Enhancing a powerful immunotherapy
As currently deployed, CAR T cell therapy involves drawing T cells of the immune system from a patient and adding engineered proteins. These are the chimeric antigen receptors that put the “CAR” in “CAR T,” and they enable the T cells to recognize cancer. The therapeutic cells are then reinfused back into the patient, where they can go to work battling cancer. This treatment has gained Food and Drug Administration (FDA) approval for certain leukemias and lymphomas, with multiple myeloma added to the list in early 2022.
However, adapting CAR T cell therapy to fight HIV/AIDS is not as simple as substituting virus-recognizing receptors in place of those that latch onto cancer cells.
The complication is, in part, a consequence of HAART’s success. Viral levels can fall low enough that CAR T cells aren’t activated and, as a result, their numbers dwindle. Since 2015, Wang and her colleagues have been working on an ingenious way to overcome this limitation.
For their HIV-detecting CARs, the researchers select a subset of T cells specialized to find and kill CMV. The idea is that later, doctors would administer a vaccine for CMV, called Triplex, that was developed at City of Hope by Don Diamond, Ph.D., professor in the Department of Hematology & Hematopoietic Cell Transplantation and exclusively licensed to Helocyte, Inc., a subsidiary of Fortress Biotech. CMV itself is relatively harmless to most people, but can be very dangerous to the immunocompromised, including patients recovering from blood stem cell transplants.
From there, the vaccine is expected to stimulate the CAR T cells to proliferate within patients’ bodies — a unique advantage not yet achieved otherwise.

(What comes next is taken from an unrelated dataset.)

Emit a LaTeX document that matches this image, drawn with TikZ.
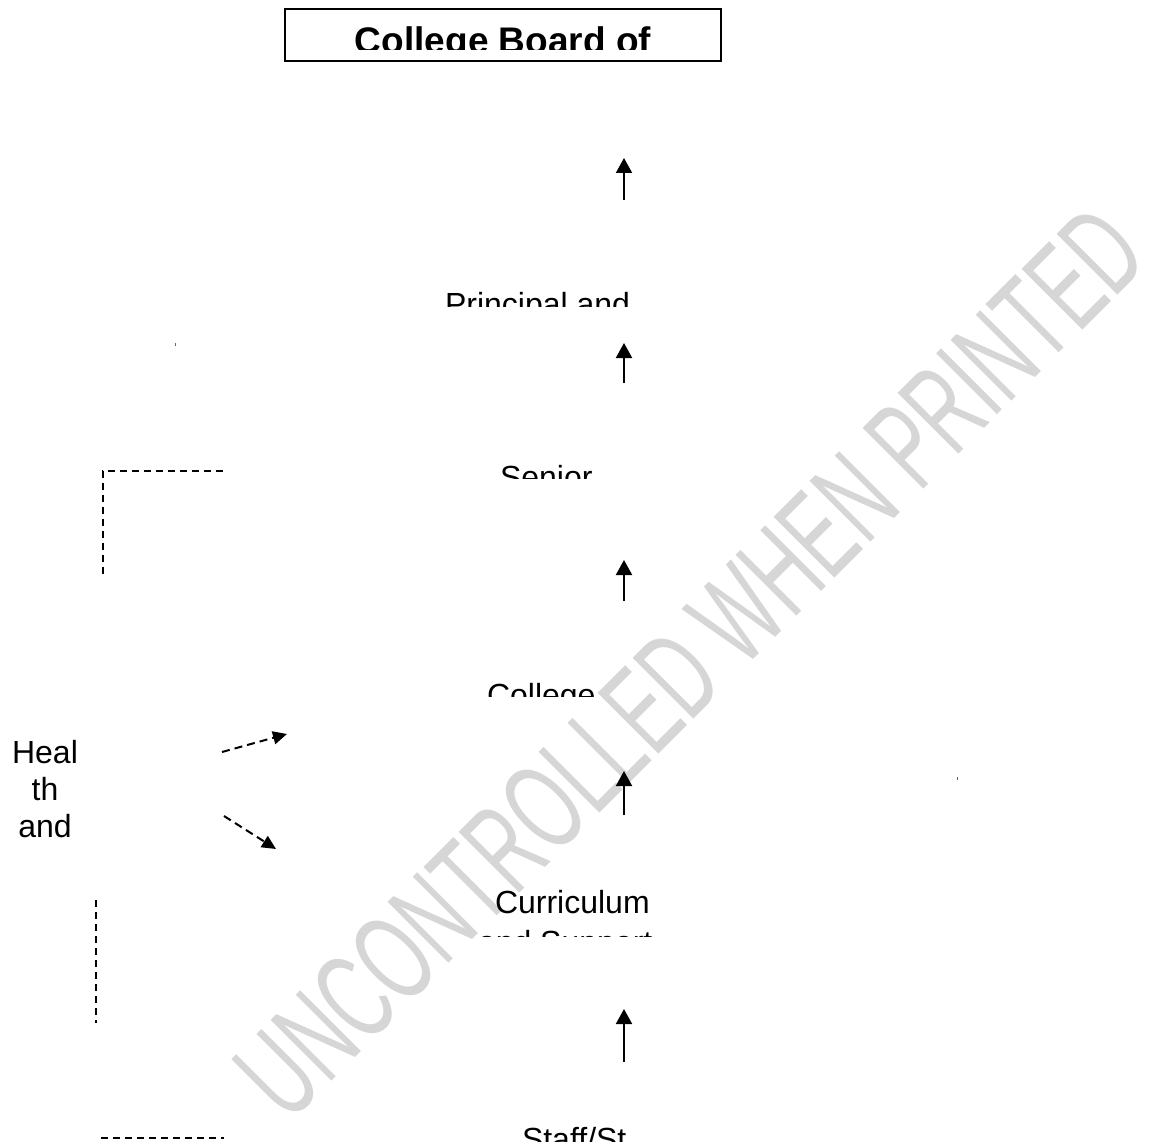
\documentclass[tikz,border=0pt]{standalone}
\usepackage{fontspec}
\setmainfont{Liberation Sans}
\usetikzlibrary{arrows.meta}
\tikzset{
  lbl/.style={inner sep=0pt, outer sep=0pt, anchor=base west, font=\fontsize{32}{37}\selectfont},
  uparrow/.style={line width=2pt, -{Triangle[width=16pt,length=15pt]}},
  dasharrow/.style={line width=2pt, dash pattern=on 8pt off 5pt, -{Triangle[width=13pt,length=14pt]}},
  dline/.style={line width=1.6pt, dash pattern=on 7pt off 5pt},
  wm/.style={text=black!16, inner sep=0pt, font=\fontsize{125}{130}\selectfont},
  speck/.style={fill=black!60, draw=none}
}
\begin{document}
\begin{tikzpicture}[x=1pt,y=-1pt]
\useasboundingbox[fill=white] (0,0) rectangle (1149,1142);
% watermark
\node[wm, rotate=45] (wmark) at (690,662) {\scalebox{0.6}[1]{UNCONTROLLED WHEN PRINTED}};
% top box
\draw[line width=1.5pt] (285,9) rectangle (721,61);
\begin{scope}
  \clip (285,9) rectangle (721,50);
  \node[lbl, anchor=base, font=\fontsize{37}{42}\selectfont\bfseries] (board) at (503,54) {College Board of};
\end{scope}
% texts clipped
\begin{scope}
  \clip (400,280) rectangle (700,306);
  \node[lbl] (principal) at (445,316) {Principal and};
\end{scope}
\begin{scope}
  \clip (400,450) rectangle (700,478);
  \node[lbl] (senior) at (500,488) {Senior};
\end{scope}
\begin{scope}
  \clip (400,670) rectangle (700,696);
  \node[lbl] (college) at (487,706) {College};
\end{scope}
\begin{scope}
  \clip (400,870) rectangle (700,936);
  \node[lbl] (curr) at (495,913) {Curriculum};
  \node[lbl] (support) at (478,953) {and Support};
\end{scope}
\begin{scope}
  \clip (400,1110) rectangle (632,1142);
  \node[lbl] (staff) at (522,1150) {Staff/St};
\end{scope}
% left column
\node[lbl, anchor=base] (heal) at (45,763) {Heal};
\node[lbl, anchor=base] (th) at (45,800) {th};
\node[lbl, anchor=base] (and) at (45,837) {and};
% vertical arrows
\coordinate (a1t) at (624,200); \coordinate (a1h) at (624,158);
\coordinate (a2t) at (624,383); \coordinate (a2h) at (624,343);
\coordinate (a3t) at (624,601); \coordinate (a3h) at (624,560);
\coordinate (a4t) at (624,815); \coordinate (a4h) at (624,771);
\coordinate (a5t) at (624,1062); \coordinate (a5h) at (624,1009);
\draw[uparrow] (a1t) -- (a1h);
\draw[uparrow] (a2t) -- (a2h);
\draw[uparrow] (a3t) -- (a3h);
\draw[uparrow] (a4t) -- (a4h);
\draw[uparrow] (a5t) -- (a5h);
% dashed arrows
\coordinate (d1t) at (222,752); \coordinate (d1h) at (287,734);
\coordinate (d2t) at (224,816); \coordinate (d2h) at (276,849);
\draw[dasharrow] (d1t) -- (d1h);
\draw[dasharrow] (d2t) -- (d2h);
% dashed lines
\coordinate (l1a) at (223,471); \coordinate (l1b) at (103,471); \coordinate (l1c) at (103,574);
\draw[dline] (l1a) -- (l1b) -- (l1c);
\coordinate (l2a) at (96,900); \coordinate (l2b) at (96,1023);
\draw[dline] (l2a) -- (l2b);
\coordinate (l3a) at (101,1138); \coordinate (l3b) at (224,1138);
\draw[dline] (l3a) -- (l3b);
% specks
\fill[speck] (174.5,343) rectangle (176,346);
\fill[speck] (956.5,777) rectangle (958,780);
\end{tikzpicture}
\end{document}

Clinical trials testing that strategy for leukemia and lymphoma are about to open.
For the HIV-fighting component, the researchers keyed on a specific antibody, N6, that fits a particular protein, called gp120, found in a range of viral variants.
“You have to have a broad spectrum, because HIV mutates rapidly,” Wang said. “If you don’t cover enough, the virus can escape the CAR.”
Hope against HIV/AIDS — and beyond
The study backed the effectiveness of the combination treatment. In cultured human cells, the CAR T cells killed cells tagged with the gp120 protein, and kept killing them, without significant signs of risking damage to healthy cells. In a mouse model for HIV/AIDS, high doses of the dual-action CAR T cells followed by the CMV vaccine were successful in controlling HIV, and even nestled into the bone marrow.
For manufacturing, the team had the benefit of the Cellular Therapies Production Center, one of four on-site facilities where City of Hope makes treatments for preclinical and clinical research. Wang also expressed gratitude for the support of co-author John Zaia, M.D., holder of City of Hope’s Aaron D. Miller and Edith Miller Chair for Gene Therapy and director of the Center for Gene Therapy. In addition to major funding from CIRM, the research was supported by a donation from philanthropist and LGBTQ+ advocate Elliott Sernel.
Data from the study will pave the way for the researchers to submit an investigational new drug disclosure to the FDA, an important step before clinical trials can commence.
If City of Hope’s vaccine-aided CAR T cells deliver positive results in such studies, biomedical science will not only add a durable therapy to its arsenal against HIV/AIDS, it will also inaugurate an innovative therapeutic platform with the potential to be applied to a host of diseases.